## Given data
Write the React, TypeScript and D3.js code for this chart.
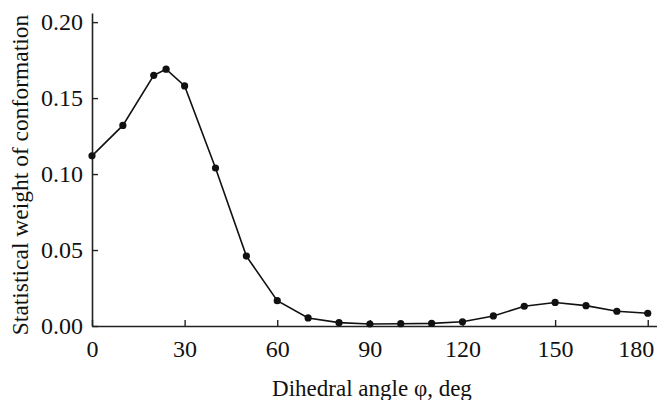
import * as d3 from 'd3';
import { useEffect, useRef } from 'react';

// dihedral angle (deg) and statistical weight
const angles = [0, 10, 20, 24, 30, 40, 50, 60, 70, 80, 90, 100, 110, 120, 130, 140, 150, 160, 170, 180];
const weights = [
  0.112, 0.132, 0.165, 0.169, 0.158, 0.104, 0.046, 0.0167, 0.0053, 0.0022,
  0.0013, 0.0015, 0.0017, 0.0028, 0.0066, 0.013, 0.0155, 0.0134, 0.0097, 0.0084,
];
const xTicks = [0, 30, 60, 90, 120, 150, 180];
const yTicks = [0, 0.05, 0.1, 0.15, 0.2];

export default function App() {
  const chartRef = useRef<SVGSVGElement | null>(null);

  const width = 657;
  const height = 400;
  const margin = { top: 13, bottom: 74, left: 92, right: 0 };
  const font = '"Liberation Serif", "Times New Roman", serif';

  useEffect(() => {
    const svg = d3.select(chartRef.current);
    svg.selectAll('*').remove();

    const x = d3.scaleLinear().domain([0, 183]).range([margin.left, width - margin.right]);
    const y = d3.scaleLinear().domain([0, 0.206]).range([height - margin.bottom, margin.top]);

    // x axis: ticks pointing inward
    const xAxis = d3
      .axisBottom(x)
      .tickValues(xTicks)
      .tickSizeInner(-6)
      .tickSizeOuter(0)
      .tickPadding(14)
      .tickFormat((d) => String(d));
    const gx = svg
      .append('g')
      .attr('transform', `translate(0,${height - margin.bottom})`)
      .call(xAxis);

    const yAxis = d3
      .axisLeft(y)
      .tickValues(yTicks)
      .tickSizeInner(-6)
      .tickSizeOuter(0)
      .tickPadding(9)
      .tickFormat(d3.format('.2f'));
    const gy = svg.append('g').attr('transform', `translate(${margin.left},0)`).call(yAxis);

    [gx, gy].forEach((g) => {
      g.select('.domain').attr('stroke', '#222').attr('stroke-width', 1.6);
      g.selectAll('.tick line').attr('stroke', '#222').attr('stroke-width', 1.4);
      g.selectAll('.tick text')
        .attr('fill', '#111')
        .style('font-family', font)
        .style('font-size', '24px');
    });
    gx.selectAll('.tick text').attr('dy', '0.71em');
    // last label sits inside the frame, like the reference
    gx.selectAll<SVGTextElement, number>('.tick text')
      .filter((d) => d === 180)
      .attr('text-anchor', 'end')
      .attr('x', 6);

    const pts = angles.map((a, i) => [a, weights[i]] as [number, number]);

    const line = d3
      .line<[number, number]>()
      .x((d) => x(d[0]))
      .y((d) => y(d[1]));

    svg
      .append('path')
      .datum(pts)
      .attr('d', line)
      .attr('fill', 'none')
      .attr('stroke', '#111')
      .attr('stroke-width', 1.6);

    svg
      .selectAll('circle.pt')
      .data(pts)
      .enter()
      .append('circle')
      .attr('class', 'pt')
      .attr('cx', (d) => x(d[0]))
      .attr('cy', (d) => y(d[1]))
      .attr('r', 3.6)
      .attr('fill', '#111');

    // axis titles
    svg
      .append('text')
      .text('Dihedral angle φ, deg')
      .attr('x', 372)
      .attr('y', 396)
      .attr('text-anchor', 'middle')
      .attr('fill', '#111')
      .style('font-family', font)
      .style('font-size', '23px');

    svg
      .append('text')
      .text('Statistical weight of conformation')
      .attr('transform', 'translate(28,175) rotate(-90)')
      .attr('text-anchor', 'middle')
      .attr('fill', '#111')
      .style('font-family', font)
      .style('font-size', '23.5px');
  }, []);

  return (
    <svg
      ref={chartRef}
      width={width}
      height={height}
      style={{ position: 'absolute', left: 0, top: 0, background: '#fff' }}
    />
  );
}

## What the task requires
Starting with the first line of the data above and ending with the line containing "svg.selectAll('*').remove();", please restate every line exactly, leaving images out.

## Full output
Write the React, TypeScript and D3.js code for this chart.
import * as d3 from 'd3';
import { useEffect, useRef } from 'react';

// dihedral angle (deg) and statistical weight
const angles = [0, 10, 20, 24, 30, 40, 50, 60, 70, 80, 90, 100, 110, 120, 130, 140, 150, 160, 170, 180];
const weights = [
  0.112, 0.132, 0.165, 0.169, 0.158, 0.104, 0.046, 0.0167, 0.0053, 0.0022,
  0.0013, 0.0015, 0.0017, 0.0028, 0.0066, 0.013, 0.0155, 0.0134, 0.0097, 0.0084,
];
const xTicks = [0, 30, 60, 90, 120, 150, 180];
const yTicks = [0, 0.05, 0.1, 0.15, 0.2];

export default function App() {
  const chartRef = useRef<SVGSVGElement | null>(null);

  const width = 657;
  const height = 400;
  const margin = { top: 13, bottom: 74, left: 92, right: 0 };
  const font = '"Liberation Serif", "Times New Roman", serif';

  useEffect(() => {
    const svg = d3.select(chartRef.current);
    svg.selectAll('*').remove();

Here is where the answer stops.